The embodiment 1 of the present invention relates to a data insertion device providing: a function of translating a document described in XML and languages other than XHTML (which will be referred to as the “processing target document” hereafter) into a document described in XHTML (which will be referred to as the “XHTML document” hereafter); a function of displaying the document thus translated on a screen; a function of receiving data such as character strings, symbols, etc., which are to be inserted into the XHTML document, from the user; and a function of inserting the data thus received into the processing target document. The data insertion device according to the present embodiment provides an input function, copy-and-paste function, etc., which allows character strings with XML tags and character strings having an XML hierarchical structure (which will be referred to as “fragments” hereafter) to be inserted into the processing target document, as well as allowing character strings in simple text format to be inserted into the said processing target document, while maintaining the integrity of the hierarchical structure of the processing target document. The data insertion device stores the rules of the vocabulary used for creating the processing target document (which will be referred to as the “processing target vocabulary” hereafter) and the rules of the elements included in the processing target document. Specifically, the data insertion device stores the schema (which will be referred to as the “processing target schema” hereafter). With such an arrangement, the data insertion device translates the data which is to be inserted, based upon the processing target vocabulary at the position where the data is to be inserted and the processing target schema. Then, the data insertion device inserts the data thus translated into the processing target document.

FIG. 11 shows a configuration of a data insertion device 300 according to the embodiment 1. The data insertion device 300 comprises a user interface unit 302, a processing unit 304, a dictionary storage unit 306, and a document processing apparatus 100. Furthermore, the processing unit 304 comprises a data acquisition unit 308, a translation candidate acquisition unit 310, a translation unit 312, a property acquisition unit 314, and an insertion unit 316. Here, the data insertion device 300 is an example of a document processing apparatus which is encompassed by the technical scope of the claims appended to the present specification. On the other hand, the document processing apparatus 100 corresponds to the document processing apparatus 100 described above in the background technique.

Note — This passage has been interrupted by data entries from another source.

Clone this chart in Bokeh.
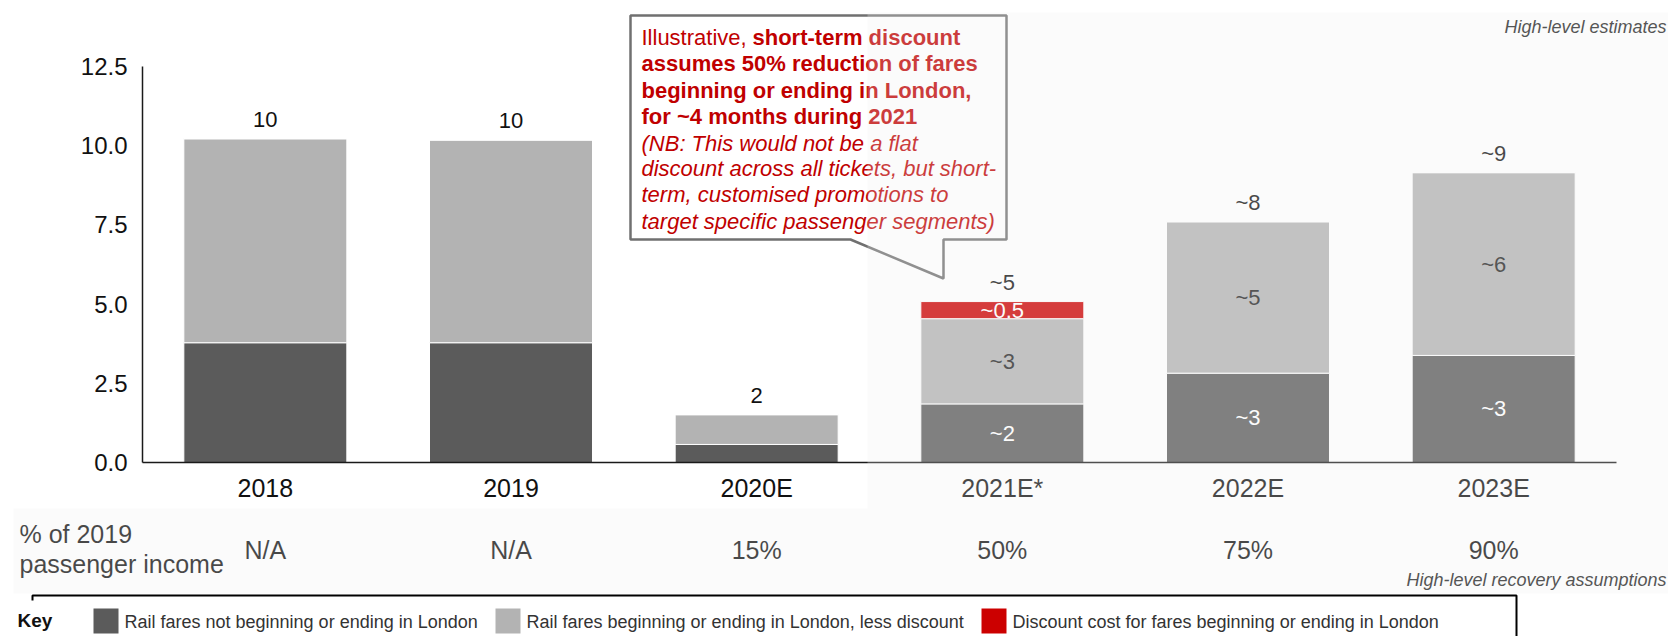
import numpy as np
from bokeh.plotting import figure
from bokeh.models import (Range1d, FixedTicker, NumeralTickFormatter, ColumnDataSource,
                          LabelSet, Label, BoxAnnotation, PolyAnnotation, LinearAxis)
from bokeh.core.properties import value
from bokeh.embed import file_html
from bokeh.resources import INLINE

# ---------------- data ----------------
categories = ["2018", "2019", "2020E", "2021E*", "2022E", "2023E"]
outside_london = [3.78, 3.78, 0.57, 1.85, 2.82, 3.38]
london_less_discount = [6.44, 6.40, 0.94, 2.69, 4.78, 5.77]
discount_cost = [0.0, 0.0, 0.0, 0.54, 0.0, 0.0]
total_labels = ["10", "10", "2", "~5", "~8", "~9"]
outside_labels = ["", "", "", "~2", "~3", "~3"]
london_labels = ["", "", "", "~3", "~5", "~6"]
discount_labels = ["", "", "", "~0.5", "", ""]
pct_of_2019 = ["N/A", "N/A", "15%", "50%", "75%", "90%"]
y_ticks = [0, 2.5, 5, 7.5, 10, 12.5]
series_names = ["Rail fares not beginning or ending in London",
                "Rail fares beginning or ending in London, less discount",
                "Discount cost for fares beginning or ending in London"]
series_colors = ["#5b5b5b", "#b3b3b3", "#cc0000"]

FONT = "Liberation Sans"

# ---------------- geometry (pixels of the picture) ----------------
W, H = 1668, 636
AX_L, AX_R, AX_B = 142, 1616, 462     # axis box
PXX = (AX_R - AX_L) / len(categories)
PXY = 396 / 12.5


def X(px):
    return (px - AX_L) / PXX


def Y(py):
    return (AX_B - py) / PXY


p = figure(width=W, height=H,
           x_range=Range1d(X(0), X(W)),
           y_range=Range1d(Y(H), Y(0)),
           x_axis_location=None, y_axis_location=None,
           min_border=0, toolbar_location=None, output_backend="svg")
p.outline_line_color = None
p.xgrid.visible = False
p.ygrid.visible = False
p.background_fill_color = "white"
p.border_fill_color = "white"

xs = list(np.arange(len(categories)) + 0.5)

# axes
yaxis = LinearAxis(fixed_location=0, bounds=(0, 12.5), ticker=FixedTicker(ticks=y_ticks),
                   formatter=NumeralTickFormatter(format="0.0"))
xaxis = LinearAxis(fixed_location=0, bounds=(0, len(categories)), ticker=FixedTicker(ticks=xs),
                   major_label_overrides={float(x): c for x, c in zip(xs, categories)})
for ax in (xaxis, yaxis):
    ax.major_tick_line_color = None
    ax.minor_tick_line_color = None
    ax.axis_line_color = "#1a1a1a"
    ax.axis_line_width = 1.5
    ax.major_label_text_font = FONT
    ax.major_label_text_color = "#111111"
yaxis.major_label_text_font_size = "24px"
yaxis.major_label_standoff = 9
xaxis.major_label_text_font_size = "25px"
xaxis.major_label_standoff = 5
p.add_layout(yaxis, "left")
p.add_layout(xaxis, "below")

# bars
src = ColumnDataSource(dict(x=xs, outside=outside_london, london=london_less_discount,
                            discount=discount_cost))
p.vbar_stack(["outside", "london", "discount"], x="x", width=0.6635, color=series_colors,
             line_color="white", line_width=1, source=src)

# value labels
tot = [a + b + c for a, b, c in zip(outside_london, london_less_discount, discount_cost)]
p.add_layout(LabelSet(source=ColumnDataSource(dict(x=xs, y=tot, t=total_labels)),
                      x="x", y="y", text="t", y_offset=19, text_align="center",
                      text_baseline="middle", text_font=value(FONT),
                      text_font_size="22px", text_color="#111111"))
seg_x, seg_y, seg_t, seg_c = [], [], [], []
for i in range(len(categories)):
    a, b, c = outside_london[i], london_less_discount[i], discount_cost[i]
    for lab, mid, col in ((outside_labels[i], a / 2, "white"),
                          (london_labels[i], a + b / 2, "#222222"),
                          (discount_labels[i], a + b + c / 2, "white")):
        if lab:
            seg_x.append(xs[i]); seg_y.append(mid); seg_t.append(lab); seg_c.append(col)
p.add_layout(LabelSet(source=ColumnDataSource(dict(x=seg_x, y=seg_y, t=seg_t, c=seg_c)),
                      x="x", y="y", text="t", text_color="c", text_align="center",
                      text_baseline="middle", text_font=value(FONT),
                      text_font_size="22px"))


def label(px, py, text, size, align="left", style="normal", color="#222222"):
    p.add_layout(Label(x=X(px), y=Y(py), text=text, text_font=FONT,
                       text_font_size=size, text_align=align, text_baseline="middle",
                       text_font_style=style, text_color=color))


# callout
cx = [630, 1006, 1006, 943, 943, 850, 630]
cy = [15, 15, 239, 239, 278, 239, 239]
p.add_layout(PolyAnnotation(xs=[X(v) for v in cx], ys=[Y(v) for v in cy],
                            fill_color="white", fill_alpha=1.0,
                            line_color="#707070", line_alpha=1.0, line_width=2.5))
RED = "#c00000"
label(641, 37, "Illustrative, ", "22px", color=RED)
label(752, 37, "short-term discount", "22px", style="bold", color=RED)
label(641, 63, "assumes 50% reduction of fares", "22px", style="bold", color=RED)
label(641, 90, "beginning or ending in London,", "22px", style="bold", color=RED)
label(641, 116, "for ~4 months during 2021", "22px", style="bold", color=RED)
label(641, 143, "(NB: This would not be a flat", "22px", style="italic", color=RED)
label(641, 168, "discount across all tickets, but short-", "22px", style="italic", color=RED)
label(641, 194, "term, customised promotions to", "22px", style="italic", color=RED)
label(641, 221, "target specific passenger segments)", "22px", style="italic", color=RED)

# notes
label(1666, 26, "High-level estimates", "18px", align="right", style="italic", color="#222222")
label(1666, 579, "High-level recovery assumptions", "18px", align="right", style="italic",
      color="#222222")

# recovery row
label(19, 533, "% of 2019", "25px", color="#111111")
label(19, 563, "passenger income", "25px", color="#111111")
for x, t in zip(xs, pct_of_2019):
    p.add_layout(Label(x=x, y=Y(549), text=t, text_font=FONT, text_font_size="25px",
                       text_align="center", text_baseline="middle", text_color="#111111"))

# key
p.add_layout(BoxAnnotation(left=X(32), right=X(1516), top=Y(595), bottom=Y(720),
                           fill_alpha=0, line_color="black", line_alpha=1.0, line_width=2))
p.add_layout(BoxAnnotation(left=X(13), right=X(56), top=Y(600), bottom=Y(637),
                           fill_color="white", fill_alpha=1, line_color=None))
label(17, 620, "Key", "19px", style="bold", color="#111111")
for sq_x, name, col in zip([93, 495, 981], series_names, series_colors):
    p.add_layout(BoxAnnotation(left=X(sq_x), right=X(sq_x + 25), top=Y(608), bottom=Y(633),
                               fill_color=col, fill_alpha=1, line_color=None))
    label(sq_x + 31, 621, name, "18px", color="#333333")

# translucent shading overlays
for l, r, t, b in ((867, 1700, 12, 508), (13, 1700, 508, 593)):
    p.add_layout(BoxAnnotation(left=X(l), right=X(r), top=Y(t), bottom=Y(b),
                               fill_color="#eeeeee", fill_alpha=0.25, line_color=None,
                               level="overlay"))

open("out.html", "w").write(file_html(p, INLINE))
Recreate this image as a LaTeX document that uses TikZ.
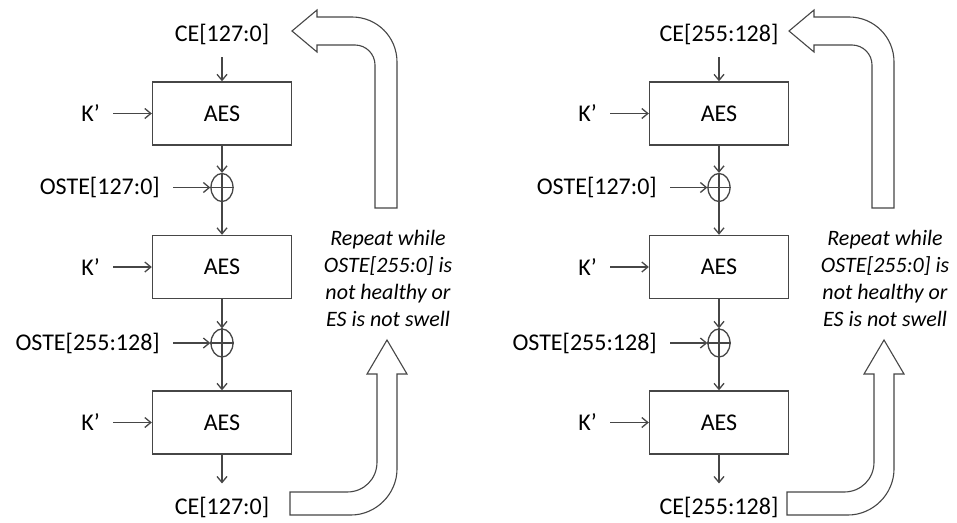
\documentclass[tikz,border=0pt]{standalone}
\usepackage{fontspec}
\setmainfont{Carlito}
\usetikzlibrary{arrows.meta,shapes.geometric}
\definecolor{ln}{RGB}{70,70,70}
\begin{document}
\begin{tikzpicture}[x=1pt,y=-1pt,
  lbl/.style={font=\fontsize{24}{29}\selectfont, inner sep=0pt},
  aesbox/.style={draw=ln, line width=1.4pt, minimum width=139pt, minimum height=63pt, inner sep=0pt, font=\fontsize{24}{29}\selectfont},
  xorc/.style={draw=ln, line width=1.3pt, ellipse, minimum width=22pt, minimum height=28pt, inner sep=0pt},
  plain/.style={draw=ln, line width=1.3pt},
  flow/.style={draw=ln, line width=1.3pt, -{Straight Barb[length=6pt,width=10pt]}},
  bigarrow/.style={draw=ln, line width=1.1pt, line join=miter, fill=white},
  note/.style={font=\fontsize{22}{27}\selectfont\itshape, align=center, inner sep=0pt}]
\useasboundingbox (0,0) rectangle (957,522);
\foreach \dx/\ct/\p in {0/{127:0}/L, 497/{255:128}/R}{
\begin{scope}[xshift=\dx pt]
  \node[lbl, anchor=base] (ceT\p) at (222,41) {CE[\ct]};
  \node[aesbox] (a1\p) at (222,113.5) {AES};
  \node[aesbox] (a2\p) at (222,267) {AES};
  \node[aesbox] (a3\p) at (222,422.5) {AES};
  \node[xorc] (x1\p) at (222,187.5) {};
  \node[xorc] (x2\p) at (222,343) {};
  \node[lbl, anchor=east] (k1\p) at (100,113.5) {K’};
  \node[lbl, anchor=east] (k2\p) at (100,267) {K’};
  \node[lbl, anchor=east] (k3\p) at (100,422.5) {K’};
  \node[lbl, anchor=east] (o1\p) at (160,187.5) {OSTE[127:0]};
  \node[lbl, anchor=east] (o2\p) at (160,343) {OSTE[255:128]};
  \node[lbl, anchor=base] (ceB\p) at (222,514) {CE[\ct]};
  \node[note] (n\p) at (388,278) {Repeat while\\OSTE[255:0] is\\not healthy or\\ES is not swell};
  % flow
  \draw[flow, shorten <=13pt] (ceT\p.south) -- (a1\p.north);
  \draw[flow] (a1\p.south) -- (x1\p.north);
  \draw[plain] (x1\p.north) -- (x1\p.south);
  \draw[plain] (x1\p.west) -- (x1\p.east);
  \draw[flow] (x1\p.south) -- (a2\p.north);
  \draw[flow] (a2\p.south) -- (x2\p.north);
  \draw[plain] (x2\p.north) -- (x2\p.south);
  \draw[plain] (x2\p.west) -- (x2\p.east);
  \draw[flow] (x2\p.south) -- (a3\p.north);
  \draw[flow, shorten >=13pt] (a3\p.south) -- (ceB\p.north);
  \draw[flow, shorten <=13pt] (k1\p.east) -- (a1\p.west);
  \draw[flow, shorten <=13pt] (k2\p.east) -- (a2\p.west);
  \draw[flow, shorten <=13pt] (k3\p.east) -- (a3\p.west);
  \draw[flow, shorten <=13pt] (o1\p.east) -- (x1\p.west);
  \draw[flow, shorten <=13pt] (o2\p.east) -- (x2\p.west);
  % big hollow arrows
  \draw[bigarrow] (375,208) -- (375,65) .. controls (375,54) and (366,45) .. (355,45)
    -- (317,45) -- (317,52) -- (292,31) -- (317,10) -- (317,17) -- (352,17)
    .. controls (377,17) and (397,37) .. (397,62) -- (397,208) -- cycle;
  \draw[bigarrow] (290,492) -- (347,492) .. controls (364,492) and (377,479) .. (377,462)
    -- (377,374) -- (367,374) -- (387,340) -- (407,374) -- (397,374) -- (397,469)
    .. controls (397,494) and (376,515) .. (351,515) -- (290,515) -- cycle;
\end{scope}
}
\end{tikzpicture}
\end{document}
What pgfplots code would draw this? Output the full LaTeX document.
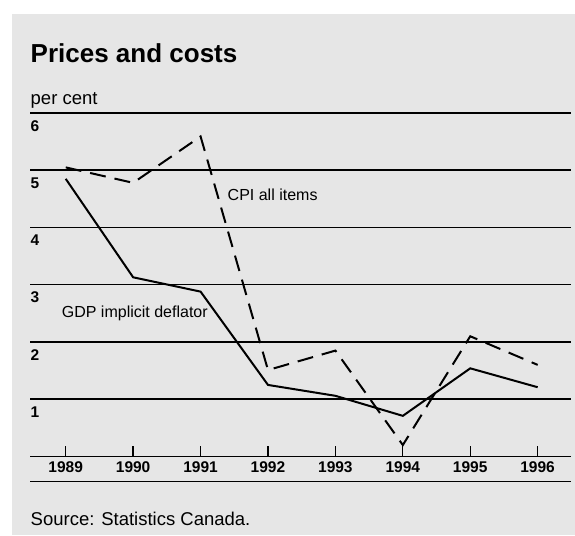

The user interface unit 302 receives instructions from the user. With such an arrangement, an unshown screen displays a translated processing target document in the form of an XHTML document. (The meaning of the basic term “document” as used here includes the XHTML document and the processing target document. Also, the term “document” is also used in this specification to refer to a document in the general sense without further qualification.) The user interface unit 302 allows the user to input predetermined instructions with respect to the document thus displayed. Examples of the predetermined instructions include: an instruction to input data such as character strings, symbols, etc., to the document; an instruction to perform an operation to copy a character string at a given position in the document and to paste the character string at another position in the document. Note that the predetermined instructions may include a cut-and-paste instruction or a drag-and-drop instruction, instead of the copy-and-paste instruction. That is to say, the predetermined instructions may include an instruction for performing any processing for the document.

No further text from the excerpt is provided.